* Given data:
============
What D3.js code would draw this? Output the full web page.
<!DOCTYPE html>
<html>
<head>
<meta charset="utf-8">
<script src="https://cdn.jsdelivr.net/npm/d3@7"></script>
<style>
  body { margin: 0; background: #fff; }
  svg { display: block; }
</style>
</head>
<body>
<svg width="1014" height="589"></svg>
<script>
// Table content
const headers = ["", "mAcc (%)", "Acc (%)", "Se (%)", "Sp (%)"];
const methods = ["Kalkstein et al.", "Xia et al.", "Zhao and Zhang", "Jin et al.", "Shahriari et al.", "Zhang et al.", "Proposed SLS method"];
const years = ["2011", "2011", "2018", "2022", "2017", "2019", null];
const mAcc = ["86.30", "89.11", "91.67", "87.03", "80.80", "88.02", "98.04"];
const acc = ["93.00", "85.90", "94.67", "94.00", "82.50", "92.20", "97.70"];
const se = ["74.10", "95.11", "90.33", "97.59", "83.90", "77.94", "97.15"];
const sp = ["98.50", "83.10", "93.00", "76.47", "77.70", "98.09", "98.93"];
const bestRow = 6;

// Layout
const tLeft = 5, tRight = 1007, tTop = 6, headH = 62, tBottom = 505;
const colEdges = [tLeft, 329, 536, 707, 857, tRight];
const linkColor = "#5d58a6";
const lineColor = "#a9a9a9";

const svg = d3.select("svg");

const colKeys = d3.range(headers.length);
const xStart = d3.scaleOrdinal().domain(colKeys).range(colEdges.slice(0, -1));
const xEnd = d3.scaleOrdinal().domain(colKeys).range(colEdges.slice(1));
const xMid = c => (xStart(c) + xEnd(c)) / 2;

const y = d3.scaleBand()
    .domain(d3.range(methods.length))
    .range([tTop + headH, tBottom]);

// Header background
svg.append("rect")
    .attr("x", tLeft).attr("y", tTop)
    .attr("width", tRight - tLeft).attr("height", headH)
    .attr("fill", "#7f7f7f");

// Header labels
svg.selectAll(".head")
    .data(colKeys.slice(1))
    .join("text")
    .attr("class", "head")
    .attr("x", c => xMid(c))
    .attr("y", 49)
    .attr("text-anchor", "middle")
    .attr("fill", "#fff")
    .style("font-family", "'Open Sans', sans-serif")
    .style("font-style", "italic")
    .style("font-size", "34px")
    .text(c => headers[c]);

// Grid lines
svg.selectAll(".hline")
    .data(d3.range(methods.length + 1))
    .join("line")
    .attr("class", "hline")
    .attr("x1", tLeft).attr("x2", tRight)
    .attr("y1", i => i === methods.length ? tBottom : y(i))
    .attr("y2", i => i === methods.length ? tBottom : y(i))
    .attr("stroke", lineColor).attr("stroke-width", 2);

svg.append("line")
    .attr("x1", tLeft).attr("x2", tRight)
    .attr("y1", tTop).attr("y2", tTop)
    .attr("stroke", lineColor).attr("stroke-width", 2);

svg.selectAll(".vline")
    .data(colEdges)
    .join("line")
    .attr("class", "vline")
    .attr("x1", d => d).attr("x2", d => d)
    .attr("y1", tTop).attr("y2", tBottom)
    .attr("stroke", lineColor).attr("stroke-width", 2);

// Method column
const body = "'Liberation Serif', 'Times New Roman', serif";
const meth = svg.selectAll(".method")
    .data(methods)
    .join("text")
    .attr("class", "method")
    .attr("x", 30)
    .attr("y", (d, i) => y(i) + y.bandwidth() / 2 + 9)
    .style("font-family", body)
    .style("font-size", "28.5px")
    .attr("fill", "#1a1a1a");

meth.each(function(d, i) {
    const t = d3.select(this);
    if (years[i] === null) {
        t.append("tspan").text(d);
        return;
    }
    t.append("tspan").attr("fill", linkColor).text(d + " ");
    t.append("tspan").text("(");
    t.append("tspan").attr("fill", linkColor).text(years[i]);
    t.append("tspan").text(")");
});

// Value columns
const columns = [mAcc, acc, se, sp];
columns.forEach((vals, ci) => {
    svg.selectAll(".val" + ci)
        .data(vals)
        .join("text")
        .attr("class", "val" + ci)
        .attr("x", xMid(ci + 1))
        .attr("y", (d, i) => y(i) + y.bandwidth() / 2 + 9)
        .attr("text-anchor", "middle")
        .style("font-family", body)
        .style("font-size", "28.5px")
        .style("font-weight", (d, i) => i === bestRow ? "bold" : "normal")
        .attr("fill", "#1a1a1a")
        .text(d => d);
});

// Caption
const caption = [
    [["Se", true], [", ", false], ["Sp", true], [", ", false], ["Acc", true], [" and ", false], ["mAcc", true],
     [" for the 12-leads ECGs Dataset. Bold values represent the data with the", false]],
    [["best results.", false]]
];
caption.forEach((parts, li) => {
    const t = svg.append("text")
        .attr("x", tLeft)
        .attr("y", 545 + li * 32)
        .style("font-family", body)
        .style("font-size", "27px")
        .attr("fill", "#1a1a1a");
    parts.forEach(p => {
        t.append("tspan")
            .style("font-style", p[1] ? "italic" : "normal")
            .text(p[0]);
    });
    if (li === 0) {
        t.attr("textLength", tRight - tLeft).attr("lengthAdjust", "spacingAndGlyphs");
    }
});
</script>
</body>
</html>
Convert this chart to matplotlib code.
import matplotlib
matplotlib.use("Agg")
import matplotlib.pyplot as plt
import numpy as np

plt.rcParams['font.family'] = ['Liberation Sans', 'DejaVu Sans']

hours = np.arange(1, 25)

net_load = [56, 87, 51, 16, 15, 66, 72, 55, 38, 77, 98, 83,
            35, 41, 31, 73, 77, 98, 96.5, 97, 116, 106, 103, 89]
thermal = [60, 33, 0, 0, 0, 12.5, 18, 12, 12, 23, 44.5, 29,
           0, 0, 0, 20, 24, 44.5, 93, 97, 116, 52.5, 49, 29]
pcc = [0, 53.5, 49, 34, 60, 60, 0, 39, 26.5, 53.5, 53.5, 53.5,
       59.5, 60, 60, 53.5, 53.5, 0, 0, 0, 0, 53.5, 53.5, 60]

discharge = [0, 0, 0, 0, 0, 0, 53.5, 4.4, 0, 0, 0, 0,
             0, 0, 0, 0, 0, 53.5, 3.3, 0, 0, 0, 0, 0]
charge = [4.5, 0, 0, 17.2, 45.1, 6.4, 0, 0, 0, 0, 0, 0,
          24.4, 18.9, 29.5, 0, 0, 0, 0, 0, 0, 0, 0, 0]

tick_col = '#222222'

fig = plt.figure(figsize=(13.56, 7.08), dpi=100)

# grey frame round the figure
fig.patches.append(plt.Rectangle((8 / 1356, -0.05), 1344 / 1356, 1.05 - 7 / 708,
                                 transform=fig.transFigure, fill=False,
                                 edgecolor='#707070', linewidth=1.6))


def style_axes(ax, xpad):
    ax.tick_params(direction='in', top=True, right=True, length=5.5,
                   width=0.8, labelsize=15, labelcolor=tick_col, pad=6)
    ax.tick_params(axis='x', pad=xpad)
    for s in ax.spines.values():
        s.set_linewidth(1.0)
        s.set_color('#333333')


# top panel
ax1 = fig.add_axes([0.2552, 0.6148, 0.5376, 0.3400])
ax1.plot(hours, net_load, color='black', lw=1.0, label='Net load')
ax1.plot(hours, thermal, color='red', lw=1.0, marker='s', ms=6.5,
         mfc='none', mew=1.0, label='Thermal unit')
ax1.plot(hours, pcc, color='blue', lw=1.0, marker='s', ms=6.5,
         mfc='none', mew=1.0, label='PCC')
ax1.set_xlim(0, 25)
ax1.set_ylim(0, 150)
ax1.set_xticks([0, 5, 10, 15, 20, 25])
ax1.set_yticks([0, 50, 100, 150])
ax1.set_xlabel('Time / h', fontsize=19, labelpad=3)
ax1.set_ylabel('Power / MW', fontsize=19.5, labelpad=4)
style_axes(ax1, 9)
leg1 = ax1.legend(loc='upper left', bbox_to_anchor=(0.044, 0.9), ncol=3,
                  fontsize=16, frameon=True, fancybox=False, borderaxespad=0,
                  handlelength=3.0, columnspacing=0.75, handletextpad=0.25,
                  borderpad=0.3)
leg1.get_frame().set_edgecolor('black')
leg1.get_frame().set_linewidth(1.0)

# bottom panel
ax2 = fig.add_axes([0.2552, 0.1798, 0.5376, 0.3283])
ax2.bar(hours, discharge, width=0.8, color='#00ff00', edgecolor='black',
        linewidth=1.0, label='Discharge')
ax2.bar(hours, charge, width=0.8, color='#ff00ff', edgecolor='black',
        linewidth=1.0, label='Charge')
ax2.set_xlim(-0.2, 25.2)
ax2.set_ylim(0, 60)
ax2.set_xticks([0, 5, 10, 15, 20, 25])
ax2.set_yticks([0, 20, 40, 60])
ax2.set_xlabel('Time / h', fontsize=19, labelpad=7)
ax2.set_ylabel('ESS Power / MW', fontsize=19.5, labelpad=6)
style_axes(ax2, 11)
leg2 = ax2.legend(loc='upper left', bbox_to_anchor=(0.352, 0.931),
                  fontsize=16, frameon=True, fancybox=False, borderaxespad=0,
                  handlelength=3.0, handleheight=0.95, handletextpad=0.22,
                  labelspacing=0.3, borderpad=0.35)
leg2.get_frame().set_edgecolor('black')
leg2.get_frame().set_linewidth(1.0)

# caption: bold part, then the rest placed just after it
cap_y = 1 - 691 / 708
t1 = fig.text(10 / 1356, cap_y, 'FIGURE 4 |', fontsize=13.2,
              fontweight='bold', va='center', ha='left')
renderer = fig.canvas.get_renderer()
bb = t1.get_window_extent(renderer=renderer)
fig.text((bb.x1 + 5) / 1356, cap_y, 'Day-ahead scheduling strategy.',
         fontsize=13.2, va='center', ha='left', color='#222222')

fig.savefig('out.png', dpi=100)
============
* What is required:
Your output shall consist solely of the lines from the line with "Convert this chart to matplotlib code." to the line with "fig = plt.figure(figsize=(13.56, 7.08), dpi=100)", reproduced exactly, both ends included.

* Response to this task:
Convert this chart to matplotlib code.
import matplotlib
matplotlib.use("Agg")
import matplotlib.pyplot as plt
import numpy as np

plt.rcParams['font.family'] = ['Liberation Sans', 'DejaVu Sans']

hours = np.arange(1, 25)

net_load = [56, 87, 51, 16, 15, 66, 72, 55, 38, 77, 98, 83,
            35, 41, 31, 73, 77, 98, 96.5, 97, 116, 106, 103, 89]
thermal = [60, 33, 0, 0, 0, 12.5, 18, 12, 12, 23, 44.5, 29,
           0, 0, 0, 20, 24, 44.5, 93, 97, 116, 52.5, 49, 29]
pcc = [0, 53.5, 49, 34, 60, 60, 0, 39, 26.5, 53.5, 53.5, 53.5,
       59.5, 60, 60, 53.5, 53.5, 0, 0, 0, 0, 53.5, 53.5, 60]

discharge = [0, 0, 0, 0, 0, 0, 53.5, 4.4, 0, 0, 0, 0,
             0, 0, 0, 0, 0, 53.5, 3.3, 0, 0, 0, 0, 0]
charge = [4.5, 0, 0, 17.2, 45.1, 6.4, 0, 0, 0, 0, 0, 0,
          24.4, 18.9, 29.5, 0, 0, 0, 0, 0, 0, 0, 0, 0]

tick_col = '#222222'

fig = plt.figure(figsize=(13.56, 7.08), dpi=100)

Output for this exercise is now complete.